Vincent Speranza Went On a Wild WW2 Beer Run to Help a Fellow Soldier

(LUDOVIC MARIN/AFP via Getty Images)

Soldiers who are injured during battle can be comforted with things that help them relax and think of home. During a World War II battle, an injured soldier requested a drink to help calm his nerves. The lengths one buddy went to get him that drink is a tale that is still told decades later.

The Siege of Bastogne

General George S. Patton and Brigadier General Anthony McAuliffe discuss plans in Bastogne, Belgium
General George S. Patton and Brigadier General Anthony McAuliffe discuss plans in Bastogne, Belgium (Photo by PhotoQuest/Getty Images)

By December of 1944, the Allied forces were winning the war. Germany, though, was not going down without a fight. Thus began the Battle of the Bulge. As a secondary part of the battle, Axis forces were attempting to take the town of Bastogne in Belgium. The Allies had liberated Bastogne in September of 1944. Adolf Hitler believed that if he could retake the town, he could cut off his opponent’s access to Antwerp, a key strategic port.

The German attack does tremendous damage

The former headquarters of the 501st Airborne Division, found in Veghel in the Netherlands
The former headquarters of the 501st Airborne Division, found in Veghel in the Netherlands (Via J187B/Wikimedia Commons/Public Domain)

Vincent Speranza was a member of the 101st Airborne, 501st Parachute Infantry Company. The 501st were famed for their skill and bravery. In fact, it is said that the group was the first to yell, “Geronimo,” before jumping from the plane.

Speranza, along with the rest of his division was in Bastogne when the Germans began their sneak attack. While the Germans rained fire down on the town, the Allied troops attempted to hold the area until reinforcements could back them up. George S. Patton was on his way with the Third Army, but they took nearly a week to get there. When the Germans asked the American troops to surrender, Brigadier General Anthony McAuliffe simply replied, “Nuts.”

Speranza had a friend in need

When the shelling had died down, Speranza helped with wounded soldiers. Along the way, he ran into his friend and assistant machine gunner Joe Willis. The former parachutist recalled, “I found him, and asked ‘How you doin?’ He said, ‘I got a couple pieces of shrapnel in my leg. It’s not too bad.′ I asked if there was anything I could do for him. He said, ‘Yeah, go find me something to drink.’”

Speranza took the words to heart and went into the town to see if he could find something. The issue was that many of the buildings in Bastogne were destroyed. Eventually, he was able to find a bombed-out tavern with a working tap. When the soldier pulled the tap, beer came out, so he filled up his helmet. When he returned to camp, other troops asked for beer as well, so he made a second run.

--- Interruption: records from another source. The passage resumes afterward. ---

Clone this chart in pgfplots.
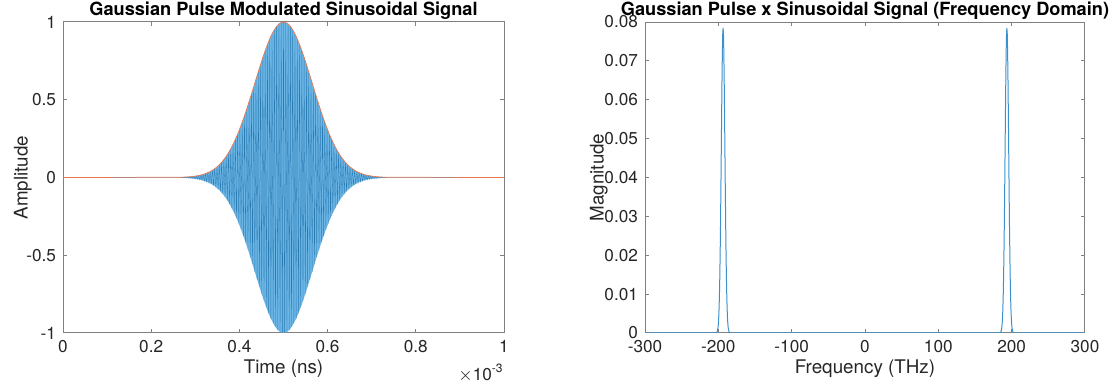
\documentclass[border=0pt]{standalone}
\usepackage{fontspec}
\setmainfont{TeX Gyre Heros}
\usepackage{pgfplots}
\usepackage{pgfplotstable}
\usepgfplotslibrary{fillbetween}
\pgfplotsset{compat=1.18}
\definecolor{mblue}{RGB}{40,122,178}
\definecolor{fblue}{RGB}{108,182,230}
\definecolor{lblue}{RGB}{60,145,205}
\definecolor{morange}{RGB}{230,120,80}
\definecolor{axgray}{RGB}{128,128,128}
\definecolor{txtgray}{RGB}{38,38,38}
\pgfplotsset{
  every axis title shift=0pt,
  mstyle/.style={
    scale only axis,
    scaled x ticks=false, scaled y ticks=false,
    axis line style={axgray, line width=0.5pt},
    tick style={axgray, line width=0.5pt},
    major tick length=2.2pt,
    tick align=inside,
    xtick pos=both, ytick pos=both,
    tick label style={font=\fontsize{8.6}{10}\selectfont, text=txtgray},
    label style={font=\fontsize{9.4}{11}\selectfont, text=txtgray},
    title style={font=\bfseries\fontsize{9.1}{11}\selectfont, at={(0.5,1)}, anchor=south, inner sep=1pt},
    xlabel style={at={(0.5,0)}, anchor=north, yshift=-13pt, inner sep=0pt},
    ylabel style={at={(0,0.5)}, anchor=south, inner sep=0pt},
  }
}
\pgfplotstableread{
t env
0 0
0.266 0.0015
0.2712 0.0021
0.2764 0.0027
0.2816 0.0036
0.2868 0.0047
0.292 0.0060
0.2972 0.0078
0.3024 0.0099
0.3076 0.0126
0.3128 0.0159
0.318 0.0200
0.3232 0.0249
0.3284 0.0308
0.3336 0.0380
0.3388 0.0464
0.344 0.0564
0.3492 0.0681
0.3544 0.0817
0.3596 0.0974
0.3648 0.1154
0.37 0.1358
0.3752 0.1588
0.3804 0.1845
0.3856 0.2130
0.3908 0.2444
0.396 0.2786
0.4012 0.3156
0.4064 0.3552
0.4116 0.3972
0.4168 0.4414
0.422 0.4873
0.4272 0.5347
0.4324 0.5828
0.4376 0.6312
0.4428 0.6793
0.448 0.7265
0.4532 0.7720
0.4584 0.8151
0.4636 0.8551
0.4688 0.8914
0.474 0.9232
0.4792 0.9502
0.4844 0.9717
0.4896 0.9873
0.4948 0.9968
0.5 1.0000
0.5052 0.9968
0.5104 0.9873
0.5156 0.9717
0.5208 0.9502
0.526 0.9232
0.5312 0.8914
0.5364 0.8551
0.5416 0.8151
0.5468 0.7720
0.552 0.7265
0.5572 0.6793
0.5624 0.6312
0.5676 0.5828
0.5728 0.5347
0.578 0.4873
0.5832 0.4414
0.5884 0.3972
0.5936 0.3552
0.5988 0.3156
0.604 0.2786
0.6092 0.2444
0.6144 0.2130
0.6196 0.1845
0.6248 0.1588
0.63 0.1358
0.6352 0.1154
0.6404 0.0974
0.6456 0.0817
0.6508 0.0681
0.656 0.0564
0.6612 0.0464
0.6664 0.0380
0.6716 0.0308
0.6768 0.0249
0.682 0.0200
0.6872 0.0159
0.6924 0.0126
0.6976 0.0099
0.7028 0.0078
0.708 0.0060
0.7132 0.0047
0.7184 0.0036
0.7236 0.0027
0.7288 0.0021
0.734 0.0015
1 0
}\envtable
\begin{document}
\begin{tikzpicture}
\begin{axis}[mstyle, name=leftax,
  at={(31.5pt,28.5pt)}, anchor=south west,
  width=220.5pt, height=155.5pt,
  xmin=0, xmax=1, ymin=-1, ymax=1,
  xtick={0,0.2,0.4,0.6,0.8,1}, xticklabels={0,0.2,0.4,0.6,0.8,1},
  ytick={-1,-0.5,0,0.5,1}, yticklabels={-1,-0.5,0,0.5,1},
  title={Gaussian Pulse Modulated Sinusoidal Signal},
  xlabel={Time (ns)}, ylabel={Amplitude},
  ylabel style={yshift=15.5pt},
]
\addplot[name path=up, draw=none, forget plot] table[x=t, y=env] {\envtable};
\addplot[name path=lo, draw=none, forget plot] table[x=t, y expr=-\thisrow{env}] {\envtable};
\addplot[fblue, draw=none] fill between[of=up and lo];
\addplot[mblue, line width=0.15pt] table {
0 0
0.266 0.0015
0.2686 -0.0018
0.2712 0.0021
0.2738 -0.0024
0.2764 0.0027
0.279 -0.0031
0.2816 0.0036
0.2842 -0.0041
0.2868 0.0047
0.2894 -0.0053
0.292 0.0060
0.2946 -0.0068
0.2972 0.0078
0.2998 -0.0088
0.3024 0.0099
0.305 -0.0112
0.3076 0.0126
0.3102 -0.0142
0.3128 0.0159
0.3154 -0.0178
0.318 0.0200
0.3206 -0.0223
0.3232 0.0249
0.3258 -0.0277
0.3284 0.0308
0.331 -0.0342
0.3336 0.0380
0.3362 -0.0420
0.3388 0.0464
0.3414 -0.0512
0.344 0.0564
0.3466 -0.0620
0.3492 0.0681
0.3518 -0.0746
0.3544 0.0817
0.357 -0.0893
0.3596 0.0974
0.3622 -0.1061
0.3648 0.1154
0.3674 -0.1253
0.37 0.1358
0.3726 -0.1469
0.3752 0.1588
0.3778 -0.1713
0.3804 0.1845
0.383 -0.1984
0.3856 0.2130
0.3882 -0.2284
0.3908 0.2444
0.3934 -0.2612
0.396 0.2786
0.3986 -0.2968
0.4012 0.3156
0.4038 -0.3351
0.4064 0.3552
0.409 -0.3759
0.4116 0.3972
0.4142 -0.4190
0.4168 0.4414
0.4194 -0.4641
0.422 0.4873
0.4246 -0.5108
0.4272 0.5347
0.4298 -0.5587
0.4324 0.5828
0.435 -0.6070
0.4376 0.6312
0.4402 -0.6553
0.4428 0.6793
0.4454 -0.7031
0.448 0.7265
0.4506 -0.7496
0.4532 0.7720
0.4558 -0.7939
0.4584 0.8151
0.461 -0.8355
0.4636 0.8551
0.4662 -0.8737
0.4688 0.8914
0.4714 -0.9079
0.474 0.9232
0.4766 -0.9374
0.4792 0.9502
0.4818 -0.9616
0.4844 0.9717
0.487 -0.9802
0.4896 0.9873
0.4922 -0.9928
0.4948 0.9968
0.4974 -0.9992
0.5 1.0000
0.5026 -0.9992
0.5052 0.9968
0.5078 -0.9928
0.5104 0.9873
0.513 -0.9802
0.5156 0.9717
0.5182 -0.9616
0.5208 0.9502
0.5234 -0.9374
0.526 0.9232
0.5286 -0.9079
0.5312 0.8914
0.5338 -0.8737
0.5364 0.8551
0.539 -0.8355
0.5416 0.8151
0.5442 -0.7939
0.5468 0.7720
0.5494 -0.7496
0.552 0.7265
0.5546 -0.7031
0.5572 0.6793
0.5598 -0.6553
0.5624 0.6312
0.565 -0.6070
0.5676 0.5828
0.5702 -0.5587
0.5728 0.5347
0.5754 -0.5108
0.578 0.4873
0.5806 -0.4641
0.5832 0.4414
0.5858 -0.4190
0.5884 0.3972
0.591 -0.3759
0.5936 0.3552
0.5962 -0.3351
0.5988 0.3156
0.6014 -0.2968
0.604 0.2786
0.6066 -0.2612
0.6092 0.2444
0.6118 -0.2284
0.6144 0.2130
0.617 -0.1984
0.6196 0.1845
0.6222 -0.1713
0.6248 0.1588
0.6274 -0.1469
0.63 0.1358
0.6326 -0.1253
0.6352 0.1154
0.6378 -0.1061
0.6404 0.0974
0.643 -0.0893
0.6456 0.0817
0.6482 -0.0746
0.6508 0.0681
0.6534 -0.0620
0.656 0.0564
0.6586 -0.0512
0.6612 0.0464
0.6638 -0.0420
0.6664 0.0380
0.669 -0.0342
0.6716 0.0308
0.6742 -0.0277
0.6768 0.0249
0.6794 -0.0223
0.682 0.0200
0.6846 -0.0178
0.6872 0.0159
0.6898 -0.0142
0.6924 0.0126
0.695 -0.0112
0.6976 0.0099
0.7002 -0.0088
0.7028 0.0078
0.7054 -0.0068
0.708 0.0060
0.7106 -0.0053
0.7132 0.0047
0.7158 -0.0041
0.7184 0.0036
0.721 -0.0031
0.7236 0.0027
0.7262 -0.0024
0.7288 0.0021
0.7314 -0.0018
0.734 0.0015
1 0
};
\addplot[morange, line width=0.35pt] table[x=t, y=env] {\envtable};
\end{axis}
\node[anchor=north east, inner sep=0pt, yshift=-15.5pt, font=\fontsize{8.6}{10}\selectfont, text=txtgray] at (leftax.south east) {$\times$10\textsuperscript{-3}};
\begin{axis}[mstyle,
  at={(322.5pt,28.5pt)}, anchor=south west,
  width=220pt, height=155.5pt,
  xmin=-300, xmax=300, ymin=0, ymax=0.08,
  xtick={-300,-200,-100,0,100,200,300}, xticklabels={-300,-200,-100,0,100,200,300},
  ytick={0,0.01,0.02,0.03,0.04,0.05,0.06,0.07,0.08},
  yticklabels={0,0.01,0.02,0.03,0.04,0.05,0.06,0.07,0.08},
  title={Gaussian Pulse x Sinusoidal Signal (Frequency Domain)},
  xlabel={Frequency (THz)}, ylabel={Magnitude},
  ylabel style={yshift=18.5pt},
]
\addplot[lblue, line width=0.5pt] table {
-300 0
-203.5 0
-202.5 0.00009
-201.5 0.00037
-200.5 0.00131
-200 0.0023
-199.5 0.00388
-199 0.00627
-198.5 0.00973
-198 0.01446
-197.5 0.0206
-197 0.0282
-196.5 0.0370
-196 0.0466
-195.5 0.0562
-195 0.0650
-194.5 0.0722
-194 0.0769
-193.5 0.0785
-193 0.0769
-192.5 0.0722
-192 0.0650
-191.5 0.0562
-191 0.0466
-190.5 0.0370
-190 0.0282
-189.5 0.0206
-189 0.01446
-188.5 0.00973
-188 0.00627
-187.5 0.00388
-187 0.0023
-186.5 0.00131
-185.5 0.00037
-184.5 0.00009
-183.5 0
183.5 0
184.5 0.00009
185.5 0.00037
186.5 0.00131
187 0.0023
187.5 0.00388
188 0.00627
188.5 0.00973
189 0.01446
189.5 0.0206
190 0.0282
190.5 0.0370
191 0.0466
191.5 0.0562
192 0.0650
192.5 0.0722
193 0.0769
193.5 0.0785
194 0.0769
194.5 0.0722
195 0.0650
195.5 0.0562
196 0.0466
196.5 0.0370
197 0.0282
197.5 0.0206
198 0.01446
198.5 0.00973
199 0.00627
199.5 0.00388
200 0.0023
200.5 0.00131
201.5 0.00037
202.5 0.00009
203.5 0
300 0
};
\end{axis}
\pgfresetboundingbox
\useasboundingbox (0,0) rectangle (556.5pt,195pt);
\end{tikzpicture}
\end{document}
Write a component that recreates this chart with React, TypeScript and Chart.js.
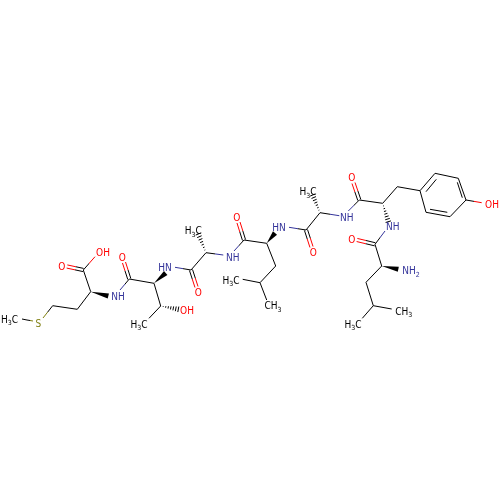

When Speranza returned from the second run, he was told to stop and that beer could kill some of the wounded troops.

An amazing revelation came decades later

Vincent Speranza takes part in a celebration of the 75th Anniversary of the Landing at Normandy
Vincent Speranza takes part in a celebration of the 75th Anniversary of the Landing at Normandy (Photo by: Desfoux/Andia/Universal Images Group via Getty Images)

65 years after the events, Speranza returned to Bastogne to celebrate the opening of a new Museum. While there, he chatted with a soldier from the Netherlands and another from Belgium. After the beer story was told, they asked him, “You were the GI who gave beer to the wounded? You’re famous in Europe!”

The Europeans ordered him an Airborne beer and showed him that it was created to celebrate his legendary story. The label of the drink had a picture of a soldier carrying beer in his helmet. The brew was even served to him in a small ceramic helmet.

Airborne Beer
Photo Credit: Airborne Beer

Speranza had another big surprise up his sleeve

Vincent Speranza speaks to the media during the 75th Anniversary of D-Day
Vincent Speranza speaks to the media during the 75th Anniversary of D-Day (LUDOVIC MARIN/AFP via Getty Images)

A few years after discovering he was the inspiration behind Airborne beer, Speranza was in the news again. This time around he decided that he would relive his old parachuting days by jumping out of an airplane. And he was going to do it at the age of 91.

Speranza had of course made many jumps before. He first decided to become a parachutist when he heard that they make an additional $50 a month. The jump came in 2016 and Speranza skydove in tandem with Mike Elliott from the All Veteran Parachute Team.

The WWII veteran said of the jump, “Fantastic. Beautiful. Absolutely. I’m glad I lived to see that. It makes you feel good, that you’re facing a moment of truth,” he said. “You’re going to survive or hit the ground in a million pieces.”